The newspaper is reporting on a meeting of the local authority's Health Oversight and Scrutiny Committee. This committee is made up of local councillors who are not members of the local authority's Cabinet, and its role, with regard to matters of health, is as follows:

1. Providing a critical friend challenge to policy and decision makers.

2. Driving improvement in public services.

3. Holding key local partners to account.

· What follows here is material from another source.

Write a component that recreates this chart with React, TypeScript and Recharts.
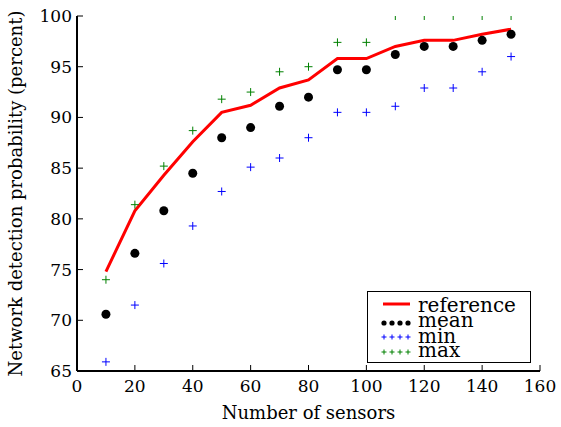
import React from 'react';
import * as Recharts from 'recharts';
import { ComposedChart, Line, Scatter, XAxis, YAxis, Legend } from 'recharts';

const sensorCounts = [10, 20, 30, 40, 50, 60, 70, 80, 90, 100, 110, 120, 130, 140, 150];
const referenceValues = [74.8, 80.8, 84.3, 87.6, 90.5, 91.2, 92.9, 93.7, 95.8, 95.8, 97.0, 97.6, 97.6, 98.2, 98.7];
const meanValues = [70.6, 76.6, 80.8, 84.5, 88.0, 89.0, 91.1, 92.0, 94.7, 94.7, 96.2, 97.0, 97.0, 97.6, 98.2];
const minValues = [65.9, 71.5, 75.6, 79.3, 82.7, 85.1, 86.0, 88.0, 90.5, 90.5, 91.1, 92.9, 92.9, 94.5, 96.0];
const maxValues = [74.0, 81.4, 85.2, 88.7, 91.8, 92.5, 94.5, 95.0, 97.4, 97.4, 100, 100, 100, 100, 100];
const xTicks = [0, 20, 40, 60, 80, 100, 120, 140, 160];
const yTicks = [65, 70, 75, 80, 85, 90, 95, 100];

const data = sensorCounts.map((x, i) => ({
  x,
  reference: referenceValues[i],
  mean: meanValues[i],
  min: minValues[i],
  max: maxValues[i],
}));

const FONT = 'DejaVu Serif';
const TICK_LEN = 6;
const usePlotAreaSafe: () => any =
  typeof (Recharts as any).usePlotArea === 'function' ? (Recharts as any).usePlotArea : () => null;

const BottomTick = (props: any) => {
  const { x, y, payload } = props;
  return (
    <g>
      <line x1={x} y1={y} x2={x} y2={y - TICK_LEN} stroke="#000" strokeWidth={1} />
      <text x={x} y={y + 21} textAnchor="middle" fontFamily={FONT} fontSize={17} fill="#000">
        {payload.value}
      </text>
    </g>
  );
};

const TopTick = (props: any) => {
  const { x, y } = props;
  return <line x1={x} y1={y} x2={x} y2={y + TICK_LEN} stroke="#000" strokeWidth={1} />;
};

const LeftTick = (props: any) => {
  const { x, y, payload } = props;
  return (
    <g>
      <line x1={x} y1={y} x2={x + TICK_LEN} y2={y} stroke="#000" strokeWidth={1} />
      <text x={x - 5} y={y + 6} textAnchor="end" fontFamily={FONT} fontSize={17} fill="#000">
        {payload.value}
      </text>
    </g>
  );
};

const RightTick = (props: any) => {
  const { x, y } = props;
  return <line x1={x} y1={y} x2={x - TICK_LEN} y2={y} stroke="#000" strokeWidth={1} />;
};

const DotShape = (props: any) => {
  const { cx, cy, color } = props;
  return <circle cx={cx} cy={cy} r={4.5} fill={color} />;
};

const PlusShape = (props: any) => {
  const { cx, cy, color } = props;
  const area = usePlotAreaSafe();
  const s = 4;
  let top = cy - s;
  let bottom = cy + s;
  let left = cx - s;
  let right = cx + s;
  let showH = true;
  if (area) {
    top = Math.max(top, area.y);
    bottom = Math.min(bottom, area.y + area.height);
    left = Math.max(left, area.x);
    right = Math.min(right, area.x + area.width);
    showH = cy >= area.y + 1 && cy <= area.y + area.height - 1;
  }
  return (
    <path
      d={`${showH ? `M${left},${cy}H${right}` : ''}M${cx},${top}V${bottom}`}
      stroke={color}
      strokeWidth={1}
      fill="none"
    />
  );
};

const plusPath = (cx: number, cy: number, s: number) => `M${cx - s},${cy}H${cx + s}M${cx},${cy - s}V${cy + s}`;

const LegendBox = () => {
  const mx = [17, 25, 33, 41];
  return (
    <svg width={164} height={72} style={{ display: 'block' }}>
      <rect x={0.5} y={0.5} width={163} height={71} fill="#fff" stroke="#000" strokeWidth={1} />
      <line x1={16} y1={13} x2={43} y2={13} stroke="#ff0000" strokeWidth={3} />
      {mx.map((x) => (
        <circle key={'d' + x} cx={x} cy={32} r={2.6} fill="#000" />
      ))}
      {mx.map((x) => (
        <path key={'a' + x} d={plusPath(x, 46, 2.5)} stroke="#0000ff" strokeWidth={1} fill="none" />
      ))}
      {mx.map((x) => (
        <path key={'b' + x} d={plusPath(x, 61, 2.5)} stroke="#008000" strokeWidth={1} fill="none" />
      ))}
      <text x={51} y={21} fontFamily={FONT} fontSize={20} fill="#000">reference</text>
      <text x={51} y={36} fontFamily={FONT} fontSize={20} fill="#000">mean</text>
      <text x={51} y={52} fontFamily={FONT} fontSize={20} fill="#000">min</text>
      <text x={51} y={66} fontFamily={FONT} fontSize={20} fill="#000">max</text>
    </svg>
  );
};

export default function App() {
  return (
    <div style={{ position: 'absolute', left: 0, top: 0, width: 561, height: 427, background: '#fff' }}>
      <ComposedChart
        width={561}
        height={427}
        data={data}
        margin={{ top: 16, right: 21, bottom: 0, left: 0 }}
      >
        <XAxis
          xAxisId="bottom"
          dataKey="x"
          type="number"
          domain={[0, 160]}
          ticks={xTicks}
          allowDataOverflow
          tickLine={false}
          tickSize={0}
          tickMargin={0}
          height={56}
          axisLine={{ stroke: '#000', strokeWidth: 2 }}
          tick={<BottomTick />}
          label={{ value: 'Number of sensors', position: 'insideBottom', offset: 8, fontFamily: FONT, fontSize: 18, fill: '#000' }}
        />
        <XAxis
          xAxisId="top"
          orientation="top"
          dataKey="x"
          type="number"
          domain={[0, 160]}
          ticks={xTicks}
          allowDataOverflow
          tickLine={false}
          tickSize={0}
          tickMargin={0}
          height={0}
          axisLine={{ stroke: '#000', strokeWidth: 2 }}
          tick={<TopTick />}
        />
        <YAxis
          yAxisId="left"
          type="number"
          domain={[65, 100]}
          ticks={yTicks}
          allowDataOverflow
          tickLine={false}
          tickSize={0}
          tickMargin={0}
          width={77}
          axisLine={{ stroke: '#000', strokeWidth: 2 }}
          tick={<LeftTick />}
          label={{
            value: 'Network detection probability (percent)',
            angle: -90,
            position: 'insideLeft',
            offset: 16,
            style: { textAnchor: 'middle' },
            fontFamily: FONT,
            fontSize: 18,
            fill: '#000',
          }}
        />
        <YAxis
          yAxisId="right"
          orientation="right"
          type="number"
          domain={[65, 100]}
          ticks={yTicks}
          allowDataOverflow
          tickLine={false}
          tickSize={0}
          tickMargin={0}
          width={0}
          axisLine={{ stroke: '#000', strokeWidth: 2 }}
          tick={<RightTick />}
        />
        <Line
          xAxisId="bottom"
          yAxisId="left"
          type="linear"
          dataKey="reference"
          stroke="#ff0000"
          strokeWidth={3}
          dot={false}
          isAnimationActive={false}
        />
        <Scatter xAxisId="bottom" yAxisId="left" dataKey="mean" shape={<DotShape color="#000" />} isAnimationActive={false} />
        <Scatter xAxisId="bottom" yAxisId="left" dataKey="min" shape={<PlusShape color="#0000ff" />} isAnimationActive={false} />
        <Scatter xAxisId="bottom" yAxisId="left" dataKey="max" shape={<PlusShape color="#008000" />} isAnimationActive={false} />
        <Legend
          layout="vertical"
          align="center"
          verticalAlign="middle"
          content={<LegendBox />}
          wrapperStyle={{ position: 'absolute', left: 367, top: 291, width: 164, height: 72 }}
        />
      </ComposedChart>
    </div>
  );
}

4. Enabling the voice and concerns of the public.
 
The conception of oversight and scrutiny committees is somewhat similar, at the level of local government, to that of parliamentary committees that shadow departments at the level of national government.
 
One of the agenda items for the meeting of the Committee on 3rd November was the use of the Liverpool Care Pathway in the local NHS hospital trust. The Chair of the Committee, Cllr Ted Eden is quoted as saying:
Reports of the use of this pathway and its effects, including first-hand testimony I've heard, have been quite appalling. At precisely the moment [patients] need care, they are too often placed on what seems little more than a pathway to oblivion. In my view, this could easily be seen as playing God or even killing people off."
The representatives of the NHS hospital trust are reported as defending the Pathway as providing the best possible course of action for patients in terminal pain and agitation.
There is no hidden agenda. On the LCP patients die with dignity and with the best quality of life they have left.
 
There is nothing sinister about this - the LCP is not about shortening life. We do not believe in euthanasia, either passive or active, it's about excellence of care.
It is interesting that a web page which might be considered the "home" of the Liverpool Care Pathway includes the following sentence: "The use of the LCP does not preclude use of antibiotics or artificial nutrition or hydration but it does ask the professional to consider an appropriate decision for that moment in time and document the reason for decisions made."
 
But a set of sample documentation that I have been able to find for recording the patient assessment at the start of an implementation of the pathway has as Goal 3 the discontinuation of inappropriate interventions and lists blood test, antibiotics and intravenous fluids and medications as points to be considered under this heading. The wording clearly implies a presumption of discontinuation, and it views any "NO" to discontinuation as a variance from the pathway, to be recorded as a variance and justified, with a practitioner signature. No justification is expected for discontinuation, just a tick in a box. Goal 3a refers to discontinuation of inappropriate nursing interventions.
 
The LCP also expects anticipatory prescribing of drugs, ahead of the emergence of symptoms. This provision does seem, from the sample documentation, to include the administration of diamorphine in this anticipatory way.
 
[There are some good goals indicated in the documentation, an example being those related to spiritual and pastoral care of the patient and their family/friends.]

What we can see here, though, is an interesting use of local democracy to challenge the practice of the local NHS hospital trust.